You’re also the editor of the very prestigious magazine Ploughshares and you are Publisher-in-Residence At Emerson. How do you juggle that with your own writing?


Like most writers today who are also juggling a day job and their writing life, I just do it. I'm incredibly fortunate to have the work I do with Ploughshares and teaching at Emerson College. I feel enormously privileged in my life to be working in and on behalf of the literary community. If the work sometimes takes away from the writing, it also contributes. As I've gotten older I've realized it's never been easy to be a writer, even if you have all sorts of time available.


What’s obsessing you now?

What's concerning (perhaps obsessing is too strong a word) me now in terms of my own writing is a memoir I've just finished (under contract with University of Iowa Press). I'm doing final revisions, so it's on my mind a lot these days. I also have a lot of unpublished short stories that I need to make some decisions about. At work, we've just put to bed the Spring 2013 issue of PLOUGHSHARES (guest-edited by Major Jackson) and I'm thinking about it and AWP, which will be in Boston this spring. In my personal reading time, I've been rereading Chekhov.

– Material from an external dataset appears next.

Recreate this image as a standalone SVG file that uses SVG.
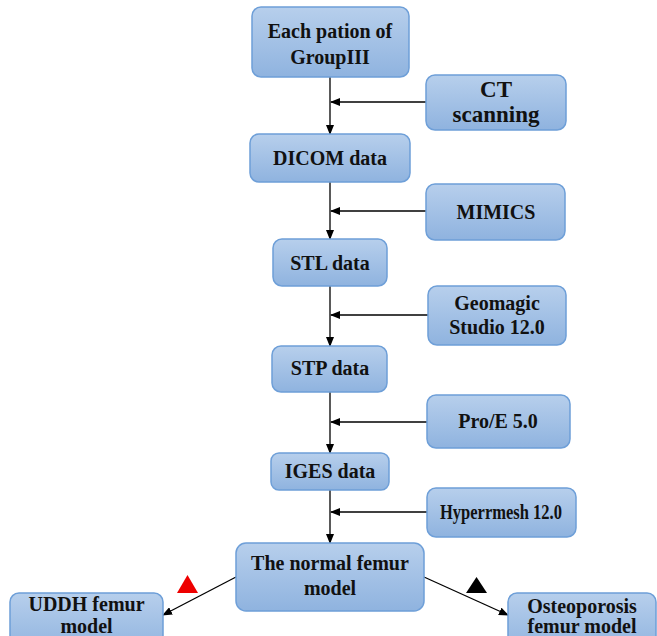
<svg xmlns="http://www.w3.org/2000/svg" width="657" height="636" viewBox="0 0 657 636">
<defs>
<linearGradient id="g" x1="0" y1="0" x2="0" y2="1">
<stop offset="0" stop-color="#b7cfec"/>
<stop offset="1" stop-color="#8fb3df"/>
</linearGradient>
<marker id="a" markerWidth="10" markerHeight="8" refX="9" refY="4" orient="auto" markerUnits="userSpaceOnUse">
<path d="M0,0 L10,4 L0,8 Z" fill="#000"/>
</marker>
<style>
.b{fill:url(#g);stroke:#6e9fd8;stroke-width:1.5}
.t{font-family:"Liberation Serif","Times New Roman",serif;font-weight:bold;font-size:20px;fill:#111;text-anchor:middle}
.c{stroke:#000;stroke-width:1.3;fill:none;marker-end:url(#a)}
</style>
</defs>
<rect width="657" height="636" fill="#fff"/>
<g id="connectors">
<path class="c" d="M330,77 V134"/>
<path class="c" d="M330,182 V239"/>
<path class="c" d="M330,286 V346"/>
<path class="c" d="M330,392 V453"/>
<path class="c" d="M330,490 V543"/>
<path class="c" d="M426,102 H331"/>
<path class="c" d="M426,211 H331"/>
<path class="c" d="M428,315 H331"/>
<path class="c" d="M427,422 H331"/>
<path class="c" d="M427,512 H331"/>
<path class="c" d="M236,577 L163,615"/>
<path class="c" d="M424,577 L508,615"/>
</g>
<g id="marks">
<polygon points="177,593 198,593 187.5,575" fill="#ee0000"/>
<polygon points="466,593 487,593 476.5,577" fill="#000"/>
</g>
<g id="n1"><rect class="b" x="252" y="7" width="157" height="70" rx="9"/><text class="t" x="330" y="38">Each pation of</text><text class="t" x="330" y="64">GroupIII</text></g>
<g id="n2"><rect class="b" x="426" y="75" width="140" height="55" rx="9"/><text class="t" x="496" y="97" style="font-size:23px">CT</text><text class="t" x="496" y="122" style="font-size:23px">scanning</text></g>
<g id="n3"><rect class="b" x="250" y="134" width="160" height="48" rx="9"/><text class="t" x="330" y="165">DICOM data</text></g>
<g id="n4"><rect class="b" x="426" y="184" width="139" height="56" rx="9"/><text class="t" x="496" y="219">MIMICS</text></g>
<g id="n5"><rect class="b" x="273" y="239" width="114" height="47" rx="9"/><text class="t" x="330" y="270">STL data</text></g>
<g id="n6"><rect class="b" x="428" y="286" width="138" height="59" rx="9"/><text class="t" x="497" y="310">Geomagic</text><text class="t" x="497" y="334">Studio 12.0</text></g>
<g id="n7"><rect class="b" x="272" y="346" width="115" height="46" rx="9"/><text class="t" x="330" y="375">STP data</text></g>
<g id="n8"><rect class="b" x="427" y="395" width="143" height="53" rx="9"/><text class="t" x="498" y="428">Pro/E 5.0</text></g>
<g id="n9"><rect class="b" x="271" y="453" width="118" height="37" rx="8"/><text class="t" x="330" y="478">IGES data</text></g>
<g id="n10"><rect class="b" x="427" y="488" width="149" height="49" rx="9"/><text class="t" x="501" y="519" textLength="122" lengthAdjust="spacingAndGlyphs">Hyperrmesh 12.0</text></g>
<g id="n11"><rect class="b" x="236" y="543" width="188" height="68" rx="10"/><text class="t" x="330" y="570">The normal femur</text><text class="t" x="330" y="595">model</text></g>
<g id="n12"><rect class="b" x="10" y="593" width="153" height="60" rx="9"/><text class="t" x="86.5" y="611">UDDH femur</text><text class="t" x="86.5" y="633">model</text></g>
<g id="n13"><rect class="b" x="508" y="593" width="148" height="60" rx="9"/><text class="t" x="582" y="613">Osteoporosis</text><text class="t" x="582" y="633">femur model</text></g>
</svg>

And to stay with the Russian theme, I've been rereading ANNA KARENINA because my husband read it for the first time this year and kept raving about it. I hadn't read it since I was 21 and I could only remember the plot. What fun it's been to rediscover that novel after all these years. Also in my personal time I've been learning (slowly) to play the accordion. It isn't always pretty but it's sure a lot of fun.